→ **Dataset excerpt**
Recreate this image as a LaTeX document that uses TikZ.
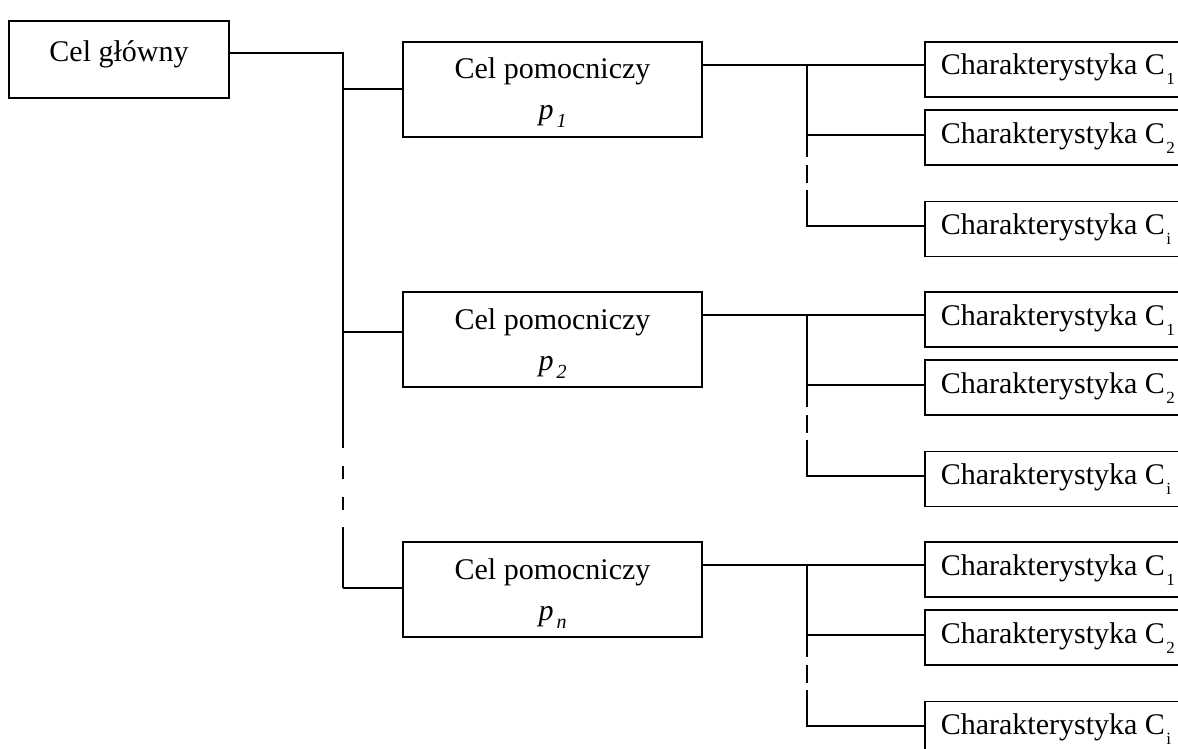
\documentclass[tikz,border=0pt]{standalone}
\usepackage{fontspec}
\setmainfont{Liberation Serif}
\usetikzlibrary{calc}
\newcommand\mytxt{\fontsize{30}{36}\selectfont}
\newcommand\csub[1]{\hspace{1.5pt}\raisebox{-10pt}{\fontsize{17}{17}\selectfont #1}}
\newcommand\psub[1]{\hspace{3pt}\raisebox{-8pt}{\fontsize{20}{20}\selectfont\itshape #1}}
\begin{document}
\begin{tikzpicture}[x=1pt,y=-1pt,
  box/.style={draw, line width=1.6pt, inner sep=0pt, font=\mytxt},
  mainbox/.style={box, minimum width=220pt, text height=41pt, text depth=36pt},
  pbox/.style={box, minimum width=299pt, minimum height=95pt},
  cbox/.style={box, anchor=west, inner xsep=16pt, minimum width=260pt, text height=33pt, text depth=22pt},
  txt/.style={inner sep=0pt, font=\mytxt, anchor=base},
  conn/.style={line width=1.4pt},
  gap/.style={conn, dash pattern=on 13pt off 18pt},
  rgap/.style={conn, dash pattern=on 0pt off 8pt on 18pt off 20pt}]
\useasboundingbox (0,0) rectangle (1178,749);
\clip (0,0) rectangle (1178,749);

\node[mainbox] (main) at (119,59.5) {Cel główny};

\coordinate (t0) at (343,53);
\coordinate (tA) at (343,435);
\coordinate (tB) at (343,527);
\coordinate (tE) at (343,588);
\draw[conn] (main.east |- t0) -- (t0) -- (tA);
\draw[gap] (tA) -- (tB);
\draw[conn] (tB) -- (tE);

\foreach \i/\o/\s/\b in {1/0/1/89, 2/250/2/332, 3/500/n/588} {
  \node[pbox] (p\i) at (552.5,89.5+\o) {};
  \node[txt] (pa\i) at (552.5,79+\o) {Cel pomocniczy};
  \node[txt] (pb\i) at (552.5,120+\o) {\textit{p}\psub{\s}};
  \coordinate (tb\i) at (343,\b);
  \draw[conn] (tb\i) -- (p\i.west |- tb\i);

  \node[cbox] (ca\i) at (924,69.5+\o) {Charakterystyka C\csub{1}};
  \node[cbox] (cb\i) at (924,137.5+\o) {Charakterystyka C\csub{2}};
  \node[cbox] (ci\i) at (924,229+\o) {Charakterystyka C\csub{i}};

  \coordinate (ra\i) at (807,65+\o);
  \coordinate (rm\i) at (807,135+\o);
  \coordinate (rb\i) at (807,157+\o);
  \coordinate (rc\i) at (807,190+\o);
  \coordinate (rd\i) at (807,226+\o);
  \draw[conn] (p\i.east |- ra\i) -- (ca\i.west |- ra\i);
  \draw[conn] (ra\i) -- (rb\i);
  \draw[rgap] (rb\i) -- (rc\i);
  \draw[conn] (rc\i) -- (rd\i) -- (ci\i.west |- rd\i);
  \draw[conn] (rm\i) -- (cb\i.west |- rm\i);
}
\end{tikzpicture}
\end{document}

→ **What the task asks**
Transcribe the material exactly, keeping every word and none of the pictures.

→ **Response**
Recreate this image as a LaTeX document that uses TikZ.
\documentclass[tikz,border=0pt]{standalone}
\usepackage{fontspec}
\setmainfont{Liberation Serif}
\usetikzlibrary{calc}
\newcommand\mytxt{\fontsize{30}{36}\selectfont}
\newcommand\csub[1]{\hspace{1.5pt}\raisebox{-10pt}{\fontsize{17}{17}\selectfont #1}}
\newcommand\psub[1]{\hspace{3pt}\raisebox{-8pt}{\fontsize{20}{20}\selectfont\itshape #1}}
\begin{document}
\begin{tikzpicture}[x=1pt,y=-1pt,
  box/.style={draw, line width=1.6pt, inner sep=0pt, font=\mytxt},
  mainbox/.style={box, minimum width=220pt, text height=41pt, text depth=36pt},
  pbox/.style={box, minimum width=299pt, minimum height=95pt},
  cbox/.style={box, anchor=west, inner xsep=16pt, minimum width=260pt, text height=33pt, text depth=22pt},
  txt/.style={inner sep=0pt, font=\mytxt, anchor=base},
  conn/.style={line width=1.4pt},
  gap/.style={conn, dash pattern=on 13pt off 18pt},
  rgap/.style={conn, dash pattern=on 0pt off 8pt on 18pt off 20pt}]
\useasboundingbox (0,0) rectangle (1178,749);
\clip (0,0) rectangle (1178,749);

\node[mainbox] (main) at (119,59.5) {Cel główny};

\coordinate (t0) at (343,53);
\coordinate (tA) at (343,435);
\coordinate (tB) at (343,527);
\coordinate (tE) at (343,588);
\draw[conn] (main.east |- t0) -- (t0) -- (tA);
\draw[gap] (tA) -- (tB);
\draw[conn] (tB) -- (tE);

\foreach \i/\o/\s/\b in {1/0/1/89, 2/250/2/332, 3/500/n/588} {
  \node[pbox] (p\i) at (552.5,89.5+\o) {};
  \node[txt] (pa\i) at (552.5,79+\o) {Cel pomocniczy};
  \node[txt] (pb\i) at (552.5,120+\o) {\textit{p}\psub{\s}};
  \coordinate (tb\i) at (343,\b);
  \draw[conn] (tb\i) -- (p\i.west |- tb\i);

  \node[cbox] (ca\i) at (924,69.5+\o) {Charakterystyka C\csub{1}};
  \node[cbox] (cb\i) at (924,137.5+\o) {Charakterystyka C\csub{2}};
  \node[cbox] (ci\i) at (924,229+\o) {Charakterystyka C\csub{i}};

  \coordinate (ra\i) at (807,65+\o);
  \coordinate (rm\i) at (807,135+\o);
  \coordinate (rb\i) at (807,157+\o);
  \coordinate (rc\i) at (807,190+\o);
  \coordinate (rd\i) at (807,226+\o);
  \draw[conn] (p\i.east |- ra\i) -- (ca\i.west |- ra\i);
  \draw[conn] (ra\i) -- (rb\i);
  \draw[rgap] (rb\i) -- (rc\i);
  \draw[conn] (rc\i) -- (rd\i) -- (ci\i.west |- rd\i);
  \draw[conn] (rm\i) -- (cb\i.west |- rm\i);
}
\end{tikzpicture}
\end{document}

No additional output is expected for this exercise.